%%
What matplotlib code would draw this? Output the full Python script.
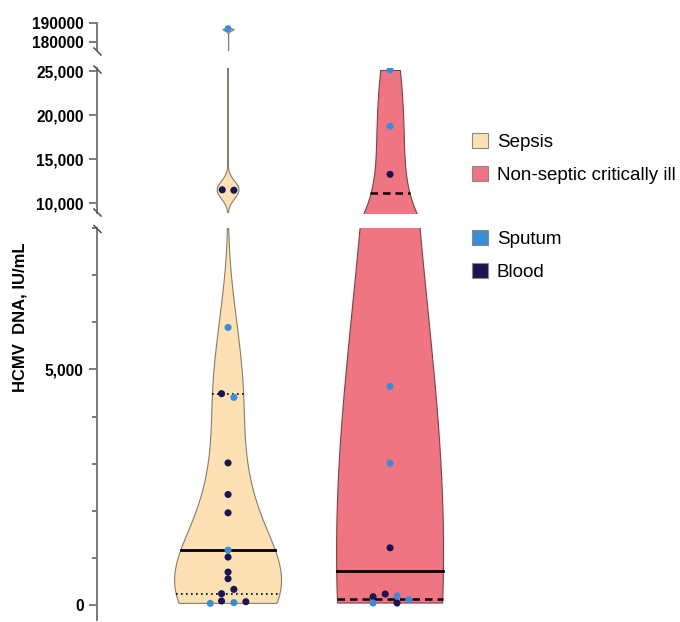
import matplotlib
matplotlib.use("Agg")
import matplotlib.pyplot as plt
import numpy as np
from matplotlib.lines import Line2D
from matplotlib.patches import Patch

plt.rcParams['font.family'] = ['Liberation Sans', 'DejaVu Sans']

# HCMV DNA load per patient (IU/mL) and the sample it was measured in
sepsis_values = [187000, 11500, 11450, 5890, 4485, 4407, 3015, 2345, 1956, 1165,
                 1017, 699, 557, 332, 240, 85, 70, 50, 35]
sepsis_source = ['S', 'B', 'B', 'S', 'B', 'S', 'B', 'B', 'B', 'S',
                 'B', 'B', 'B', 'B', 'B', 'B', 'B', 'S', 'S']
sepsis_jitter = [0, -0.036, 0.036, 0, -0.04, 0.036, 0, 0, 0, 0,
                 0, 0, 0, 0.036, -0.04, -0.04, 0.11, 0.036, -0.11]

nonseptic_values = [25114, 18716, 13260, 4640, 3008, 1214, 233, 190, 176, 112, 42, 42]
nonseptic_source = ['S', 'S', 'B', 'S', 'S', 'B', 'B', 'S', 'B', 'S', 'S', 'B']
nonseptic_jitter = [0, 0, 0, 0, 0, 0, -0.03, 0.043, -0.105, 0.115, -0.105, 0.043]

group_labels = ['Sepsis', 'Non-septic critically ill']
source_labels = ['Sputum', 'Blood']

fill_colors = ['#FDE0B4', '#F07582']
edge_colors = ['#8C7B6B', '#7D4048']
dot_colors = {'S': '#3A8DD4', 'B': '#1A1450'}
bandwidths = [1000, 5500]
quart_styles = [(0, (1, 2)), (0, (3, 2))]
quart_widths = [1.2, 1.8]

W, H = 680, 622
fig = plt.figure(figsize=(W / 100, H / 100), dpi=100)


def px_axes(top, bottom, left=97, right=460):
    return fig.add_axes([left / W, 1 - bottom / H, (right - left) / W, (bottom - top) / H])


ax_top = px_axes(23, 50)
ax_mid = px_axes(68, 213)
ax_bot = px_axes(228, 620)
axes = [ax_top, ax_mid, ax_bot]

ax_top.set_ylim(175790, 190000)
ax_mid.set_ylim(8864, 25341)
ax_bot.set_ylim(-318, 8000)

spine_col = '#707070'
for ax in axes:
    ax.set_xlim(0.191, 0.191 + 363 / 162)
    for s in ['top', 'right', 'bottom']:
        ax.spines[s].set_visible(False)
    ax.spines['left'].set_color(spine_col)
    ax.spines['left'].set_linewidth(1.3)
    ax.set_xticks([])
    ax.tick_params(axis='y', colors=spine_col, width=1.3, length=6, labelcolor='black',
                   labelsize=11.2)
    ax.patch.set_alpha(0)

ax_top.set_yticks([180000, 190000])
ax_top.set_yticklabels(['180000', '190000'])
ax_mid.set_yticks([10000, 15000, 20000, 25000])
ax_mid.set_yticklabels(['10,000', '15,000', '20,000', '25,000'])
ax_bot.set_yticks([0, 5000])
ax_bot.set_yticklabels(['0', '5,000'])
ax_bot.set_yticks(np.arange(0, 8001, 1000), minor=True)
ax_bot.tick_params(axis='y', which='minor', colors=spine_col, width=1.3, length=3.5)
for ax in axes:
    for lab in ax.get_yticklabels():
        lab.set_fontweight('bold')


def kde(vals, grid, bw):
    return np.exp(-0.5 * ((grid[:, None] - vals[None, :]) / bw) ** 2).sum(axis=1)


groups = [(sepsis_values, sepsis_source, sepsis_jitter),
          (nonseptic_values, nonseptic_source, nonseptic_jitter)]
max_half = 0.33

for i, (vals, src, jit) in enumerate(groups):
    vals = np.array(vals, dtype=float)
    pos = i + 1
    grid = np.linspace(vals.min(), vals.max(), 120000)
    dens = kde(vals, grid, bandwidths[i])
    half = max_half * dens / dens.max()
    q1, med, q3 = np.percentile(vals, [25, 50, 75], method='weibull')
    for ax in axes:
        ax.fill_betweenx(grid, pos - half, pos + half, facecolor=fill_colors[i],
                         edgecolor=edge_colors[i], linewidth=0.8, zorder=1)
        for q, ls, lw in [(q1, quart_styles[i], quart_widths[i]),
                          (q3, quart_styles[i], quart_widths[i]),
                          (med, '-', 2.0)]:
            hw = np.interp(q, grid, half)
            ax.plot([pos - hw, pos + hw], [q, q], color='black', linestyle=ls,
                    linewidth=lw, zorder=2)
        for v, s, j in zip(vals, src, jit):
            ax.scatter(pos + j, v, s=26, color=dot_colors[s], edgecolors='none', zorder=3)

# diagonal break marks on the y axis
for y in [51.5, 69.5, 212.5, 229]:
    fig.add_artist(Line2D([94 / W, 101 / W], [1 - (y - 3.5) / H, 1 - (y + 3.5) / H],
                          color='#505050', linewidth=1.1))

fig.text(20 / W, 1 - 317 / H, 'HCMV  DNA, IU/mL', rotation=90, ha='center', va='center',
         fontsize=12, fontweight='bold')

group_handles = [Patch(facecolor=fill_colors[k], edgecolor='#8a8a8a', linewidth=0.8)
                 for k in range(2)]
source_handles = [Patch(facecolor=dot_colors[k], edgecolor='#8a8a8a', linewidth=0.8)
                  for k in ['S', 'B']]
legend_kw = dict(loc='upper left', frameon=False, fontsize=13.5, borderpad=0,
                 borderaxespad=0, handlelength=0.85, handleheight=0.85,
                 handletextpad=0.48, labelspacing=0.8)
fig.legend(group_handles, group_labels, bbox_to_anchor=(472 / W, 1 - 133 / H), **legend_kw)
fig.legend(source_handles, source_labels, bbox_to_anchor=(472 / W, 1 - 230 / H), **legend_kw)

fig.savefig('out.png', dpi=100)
%%
Your task =>
Go from the first line of the listing to the line holding "plt.rcParams['font.family'] = ['Liberation" and, please, transcribe those lines exactly, both included, with no pictures.

Task response =>
What matplotlib code would draw this? Output the full Python script.
import matplotlib
matplotlib.use("Agg")
import matplotlib.pyplot as plt
import numpy as np
from matplotlib.lines import Line2D
from matplotlib.patches import Patch

plt.rcParams['font.family'] = ['Liberation Sans', 'DejaVu Sans']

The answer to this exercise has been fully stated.